En 2007 Ghali Hadefi
monte le projet Selmer #607. Son but : demander à cinq guitaristes de jazz
manouche de jouer trois à quatre titres sur la même guitare, une Selmer #607,
construite en septembre 1946 sur le modèle de la Selmer #503 de Django Reinhardt.
Le premier disque sort en 2008 avec Sébastien Giniaux, Rocky
Gresset, Richard Manetti, Adrien Moignard, et Noé Reinhardt à la Selmer #607. Les
solistes sont accompagnés par Hadefi et David
Gastine aux guitares rythmiques, et Jérémie
Arranger à la contrebasse. Les guitaristes Nicolas Blampain et Benoit
Convert, ainsi que le violoniste Guillaume
Singer sont également invités sur quelques plages. En 2010, le collectif
sort un deuxième volume. Gresset est remplacé par Convert. Une pléthore d’invités
se joignent à l’enregistrement : Blampain et Singer, bien sûr, mais aussi David Enhco (bugle), Pounky Ferret (guitare), Pierre Manetti (guitare), Costel Nitescu (violon), Jérôme Regard (contrebasse) et Stochelo Rosenberg (guitare). En 2016
Hadefi et ses compagnons créent la Selmer #607 School pour apprendre à jouer de
la guitare manouche.
Anniversary Songs,
le troisième volume de Selmer #607, hommage aux soixante-dix ans de la
guitare-fétiche, sort en février 2017 chez Cristal Records. Comme les
précédents volumes, Anniversary Songs
a été enregistré au Studio LDC de Montreuil par André Baille Barrelle. Gresset est de retour et Antoine Boyer remplace Richard Manetti.

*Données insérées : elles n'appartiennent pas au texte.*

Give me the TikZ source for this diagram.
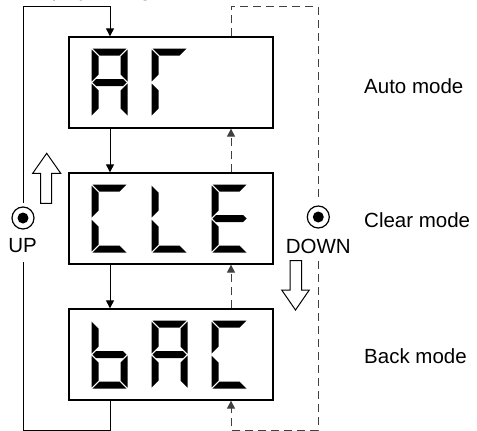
\documentclass[tikz,border=0pt]{standalone}
\usepackage{fontspec}
\setmainfont{Liberation Sans}
\usetikzlibrary{arrows.meta,calc}
\tikzset{
  modebox/.style={draw, line width=1.3pt, minimum width=204pt, minimum height=91pt, inner sep=0pt},
  modelbl/.style={anchor=base west, font=\fontsize{20.5pt}{24pt}\selectfont, inner sep=0pt},
  btnlbl/.style={anchor=base, font=\fontsize{20.5pt}{24pt}\selectfont, inner sep=0pt},
  btn/.style={circle, draw, line width=1.2pt, minimum size=22pt, inner sep=0pt},
  solidcon/.style={line width=1pt, draw=black},
  dashcon/.style={line width=1pt, draw=black!75, dash pattern=on 8pt off 5pt},
  tip/.style={-{Triangle[width=8pt,length=8pt]}},
  hollow/.style={line width=1pt, draw=black, fill=white, line join=miter},
  pics/sega/.style={code={\fill (1,0) -- (35,0) -- (28,7) -- (8,7) -- cycle;}},
  pics/segb/.style={code={\fill (36,1) -- (29,8) -- (29,26) -- (36,33) -- cycle;}},
  pics/segc/.style={code={\fill (36,35) -- (29,42) -- (29,60) -- (36,67) -- cycle;}},
  pics/segd/.style={code={\fill (1,68) -- (35,68) -- (28,61) -- (8,61) -- cycle;}},
  pics/sege/.style={code={\fill (0,35) -- (7,42) -- (7,60) -- (0,67) -- cycle;}},
  pics/segf/.style={code={\fill (0,1) -- (7,8) -- (7,26) -- (0,33) -- cycle;}},
  pics/segg/.style={code={\fill (1,34) -- (4.5,30.5) -- (31.5,30.5) -- (35,34) -- (31.5,37.5) -- (4.5,37.5) -- cycle;}},
}
\newcommand\sevenseg[3]{\foreach \s in {#3}{\edef\tmpseg{\noexpand\pic at (#1,#2) {seg\s};}\tmpseg}}
\begin{document}
\begin{tikzpicture}[x=1pt,y=-1pt]
\useasboundingbox (0,0) rectangle (477,431);
\clip (0,0) rectangle (477,431);
\fill[white] (0,0) rectangle (477,431);

% cut-off caption line at the very top
\node[anchor=base west, font=\fontsize{20.5pt}{24pt}\selectfont, inner sep=0pt] (caption) at (22,-4) {Display changes as follows.};

% boxes
\node[modebox] (box1) at (171,82.5) {};
\node[modebox] (box2) at (171,218.5) {};
\node[modebox] (box3) at (171,354.5) {};

% digits
\sevenseg{91.5}{48.5}{a,b,c,e,f,g}
\sevenseg{151.5}{48.5}{a,e,f}
\sevenseg{91.5}{184.5}{a,d,e,f}
\sevenseg{151.5}{184.5}{d,e,f}
\sevenseg{211.5}{184.5}{a,d,e,f,g}
\sevenseg{91.5}{320.5}{c,d,e,f,g}
\sevenseg{151.5}{320.5}{a,b,c,e,f,g}
\sevenseg{211.5}{320.5}{a,d,e,f}

% labels
\node[modelbl] (auto) at (364,93) {Auto mode};
\node[modelbl] (clear) at (364,227) {Clear mode};
\node[modelbl] (back) at (364,363) {Back mode};

% buttons
\node[btn] (upbtn) at (23,218) {};
\fill (upbtn.center) circle (5.5);
\node[btnlbl] (uplbl) at (22.5,252) {UP};
\node[btn] (dnbtn) at (318.3,217) {};
\fill (dnbtn.center) circle (5.5);
\node[btnlbl] (dnlbl) at (318.3,253) {DOWN};

% helper coordinates
\coordinate (L) at (110,0);
\coordinate (R) at (231,0);
\coordinate (ltop) at (23.3,6.7);
\coordinate (lbot) at (23.3,430);
\coordinate (lgapt) at (23.3,203);
\coordinate (lgapb) at (23.3,262);
\coordinate (rtop) at (318.3,6.7);
\coordinate (rbot) at (318.3,430);
\coordinate (rgapt) at (318.3,200);
\coordinate (rgapb) at (318.3,261);

% solid (UP) connectors
\draw[solidcon,tip] (box1.south -| L) -- (box2.north -| L);
\draw[solidcon,tip] (box2.south -| L) -- (box3.north -| L);
\draw[solidcon] (box3.south -| L) -- (L |- lbot) -- (lbot) -- (lgapb);
\draw[solidcon,tip] (lgapt) -- (ltop) -- (L |- ltop) -- (box1.north -| L);

% dashed (DOWN) connectors
\draw[dashcon,tip] (box2.north -| R) -- (box1.south -| R);
\draw[dashcon,tip] (box3.north -| R) -- (box2.south -| R);
\draw[dashcon] (box1.north -| R) -- (R |- rtop) -- (rtop) -- (rgapt);
\draw[dashcon,tip] (rgapb) -- (rbot) -- (R |- rbot) -- (box3.south -| R);

% hollow direction arrows
\draw[hollow] (46.7,153.3) -- (60.7,173.3) -- (51.7,173.3) -- (51.7,203.3) -- (40.7,203.3) -- (40.7,173.3) -- (32.7,173.3) -- cycle;
\draw[hollow] (290,260.7) -- (301.7,260.7) -- (301.7,290) -- (309.3,290) -- (295.5,310) -- (281.7,290) -- (290,290) -- cycle;
\end{tikzpicture}
\end{document}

La section rythmique est inchangée. Le contrebassiste William Brunard remplace Arranger sur cinq morceaux et apporte un titre,
« Forbach ». Moignard a choisi « Diminushing » de Reinhardt
et « Forbach ». En duo avec Boyer, il interprète également « La
bicyclette » de Francis Lai, dédié
au guitariste Roland Dyens, décédé
en octobre 2016. Boyer joue aussi « Vamp » de Reinhardt et une « Exploration
N°3 » de son cru. Giniaux relit « Airegin » de Sonny Rollins et « Le
déserteur » de Boris Vian et Harold B. Berg. Reinhardt a opté pour « All
The Things You Are », le saucisson de Jerome
Kern et d’Oscar Hammerstein II,
et « Chante » de Michel Fugain.
Quant à Gresset, il a sélectionné « Someday My Prince Will Come »,
tube de Larry Morey et Frank Churchill, « Mademoiselle »
d’Henri Salvador et une « Improvisation ».
Dans « Anniversary Songs », du compositeur roumain Iosif Ivanovici, les cinq guitaristes
se partagent à tour de rôle la Selmer.
Côté rythmique, les guitaristes peuvent faire confiance aux traditionnelles
pompes, rapides (« Someday My Prince Will Come »), appuyées (« Mademoiselle »)
et inamovibles (« Anniversary Songs »), et à aux walking, enlevées (« Chante »)
et parsemées de shuffle entraînants (« Vamp »). Les mélodies sont
joliment triturées (« All The Things You Are ») et servent le plus
souvent de prétextes à des développements subtils (« Someday My Prince
Will Come »). Des phrases up tempo constamment mélodieuses sont
entrecoupées d’accords tranchants (« Airegin ») : la virtuosité (« Diminushing »)
n’est pas vainement démonstrative et fait monter la pression (« Forbach »).
Si les cinq guitaristes n’ont rien à prouver, « Anniversary Songs »
permet d’apprécier leur créativité : d’un déroulé gipsy pour Reinhardt aux
envolées aigues de Giniaux, en passant par quelques touches bluesy chez
Moignard, une pointe de lyrisme pour Gresset et des crépitements fluides pour Boyer.
Dans son troisième opus, Selmer #607 propose un jazz
manouche parfaitement exécuté et une thématique hétéroclite, que la sonorité sèche,
métallique et tendue de la célèbre Selmer-Maccaferri sert à merveille.